Und 144 lautet die Zahl, die es besonders zu beachten gilt. Warum, sei im Folgenden erläutert:
1997 und 1998 bildetet der DJIA drei aufeinanderfolgende Zwischentiefs. Diese Zwischentiefs sind perfekt durch den „Goldenen Schnitt“ (Phi = 1.618) geteilt. Die gesamte Spanne zwischen dem ersten und dem dritten Tief beträgt auch hier 72 Wochen. 144 ist die einzige Fibonacci-Zahl, die zugleich ein Quadrat ist ( 12², s.a. Gann’s „Square of Twelve“) und noch einen anderen Bezug hat.
Der DJIA legte einen großen Anstieg hin. Das Hoch dieses Anstiegs erschien genau 71 Wochen später, nämlich im Januar 2000 [also nicht genau 72 Wochen später, aber innerhalb einer Abweichungstoleranz von 1 bis 2 Wochen].
71 bis 72 Wochen vom 14. Januar 2000 ergeben den 21. Mai bis 1. Juni 2001. Auch hier erschien wieder ein bedeutendes Hoch.
43 Wochen später, der 19. März 2002: Hier entsteht ein High. Was hat es mit den 43 Wochen nun auf sich? Nun, 43 Wochen entsprechen dem 0.618%-Fibonacci-Retracement von 72 Wochen [genauer: 44 Wochen, aber innerhalb einer Abweichungstoleranz von 1 bis 2 Wochen).
Der 22. Oktober 2002 ist nun 144 Wochen vom Allzeithoch des DJI am 19. Januar 2000 entfernt, siehe Abbildung 1. Wird dieses Datum einen Umkehrpunkt andeuten? Die Antwort auf diese Frage hängt noch von einigen anderen Zyklen, Variablen und Faktoren (u.a. dem Preis) ab und kann und soll in dieser Lesson nicht beantwortet werden.
Zyklen
Der Faktor „Zeit“ zieht sich durch die gesamte Thematik der Technischen Analyse. Zyklus-Analysten glauben daran, dass Zeitzyklen der ultimative Schlüssel zum Verständnis des Marktgeschehens darstellen und wollen so periodische oder wiederkehrende Kursmuster finden. Die Anwendung von Zyklen gehört wahrscheinlich zu den am meisten missverstandenen Methoden aus dem Bereich der Technischen Analyse, wie schon in der letzten Lesson angedeutet. Diese Aussage gilt für ein breites Spektrum an Zyklentheorien, seien es astrologische Zyklen, Elliott Wave-Zyklen oder Kondratieff-Zyklen.

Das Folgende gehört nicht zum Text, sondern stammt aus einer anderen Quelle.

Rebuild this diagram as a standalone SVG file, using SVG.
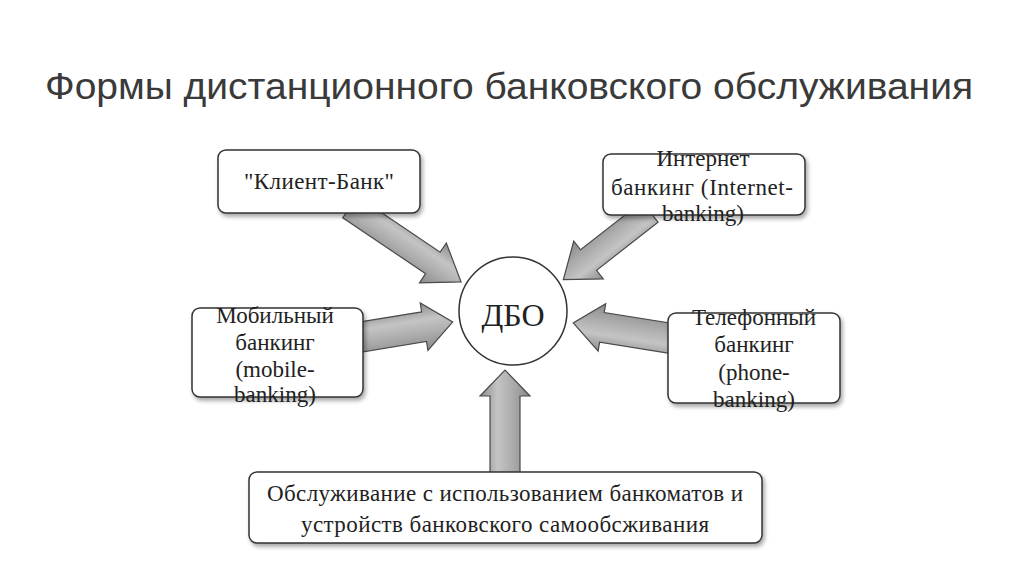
<svg xmlns="http://www.w3.org/2000/svg" width="1024" height="574" viewBox="0 0 1024 574">
<defs>
<linearGradient id="ag" x1="0" y1="0" x2="0" y2="1">
<stop offset="0" stop-color="#8c8c8c"/>
<stop offset="0.35" stop-color="#c4c4c4"/>
<stop offset="0.6" stop-color="#b0b0b0"/>
<stop offset="1" stop-color="#8a8a8a"/>
</linearGradient>
<filter id="sh" x="-10%" y="-10%" width="130%" height="140%">
<feDropShadow dx="2" dy="3" stdDeviation="2" flood-color="#000" flood-opacity="0.35"/>
</filter>
</defs>
<style>
.box{fill:#fff;stroke:#333;stroke-width:1.5;filter:url(#sh)}
.arr{fill:url(#ag);stroke:#4a4a4a;stroke-width:1.2;stroke-linejoin:miter}
.t{font-family:"Liberation Serif","Times New Roman",serif;font-size:23px;fill:#222;text-anchor:middle}
.title{font-family:"Liberation Sans",Arial,sans-serif;font-size:36px;fill:#3a3a3a}
</style>
<rect width="1024" height="574" fill="#fff"/>
<text class="title" x="45" y="99" textLength="928" lengthAdjust="spacingAndGlyphs">Формы дистанционного банковского обслуживания</text>
<g id="connectors">
<path class="arr" transform="translate(350,207) rotate(34)" d="M0,-13 L100,-13 L100,-24 L134,0 L100,24 L100,13 L0,13 Z"/>
<path class="arr" transform="translate(650,212) rotate(142)" d="M0,-13 L78,-13 L78,-24 L110,0 L78,24 L78,13 L0,13 Z"/>
<path class="arr" transform="translate(355,338) rotate(-9.3)" d="M0,-15 L70,-15 L70,-24 L99,0 L70,24 L70,15 L0,15 Z"/>
<path class="arr" transform="translate(675,339) rotate(189)" d="M0,-15 L74,-15 L74,-24 L103,0 L74,24 L74,15 L0,15 Z"/>
<path class="arr" transform="translate(505,476) rotate(-90)" d="M0,-15 L80,-15 L80,-25 L106,0 L80,25 L80,15 L0,15 Z"/>
</g>
<g id="dbo">
<circle cx="513" cy="311" r="54" fill="#fff" stroke="#333" stroke-width="1.5"/>
<text class="t" x="513" y="326" style="font-size:32px">ДБО</text>
</g>
<g id="client-bank">
<rect class="box" x="218" y="150" width="202" height="63" rx="8"/>
<text class="t" x="319" y="189" textLength="150">"Клиент-Банк"</text>
</g>
<g id="internet">
<rect class="box" x="603" y="154" width="202" height="61" rx="8"/>
<text class="t" x="703" y="166">Интернет</text>
<text class="t" x="702" y="195" textLength="182">банкинг (Internet-</text>
<text class="t" x="703" y="221">banking)</text>
</g>
<g id="mobile">
<rect class="box" x="192" y="308" width="171" height="89" rx="8"/>
<text class="t" x="275" y="323">Мобильный</text>
<text class="t" x="275" y="350">банкинг</text>
<text class="t" x="275" y="377">(mobile-</text>
<text class="t" x="275" y="402">banking)</text>
</g>
<g id="phone">
<rect class="box" x="668" y="313" width="172" height="90" rx="8"/>
<text class="t" x="754" y="325">Телефонный</text>
<text class="t" x="754" y="352">банкинг</text>
<text class="t" x="754" y="380">(phone-</text>
<text class="t" x="754" y="407">banking)</text>
</g>
<g id="atm">
<rect class="box" x="249" y="472" width="513" height="71" rx="8"/>
<text class="t" x="505" y="501" textLength="476">Обслуживание с использованием банкоматов и</text>
<text class="t" x="505" y="532" textLength="408">устройств банковского самообсживания</text>
</g>
</svg>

Was ist ein Zyklus? Das Börsenlexikon beschreibt ihn wie folgt: Ein Zyklus ist eine beobachtbare Preisentwicklung, die mit einem bestimmten Grad an Regelmäßigkeit innerhalb eines spezifischen Zeitabschnitts immer wieder auftaucht. Ein Markt, eine Aktie oder ein Indikator, der mit relativ guter Beständigkeit seine Tiefstkurse in beispielsweise 6-Wochen-Intervallen erreicht, unterliegt nach dieser Definition einem 6-Wochen-Zyklus. Gemessen wird dabei in der Regel(!) der zeitliche Abstand von Wellental zu Wellental, also der zeitliche Abstand von Tief zu Tief (sie werden aber auch von Wellenkamm zu Wellenkamm (auch Wellengipfel genannt), also den Zyklushochs gemessen.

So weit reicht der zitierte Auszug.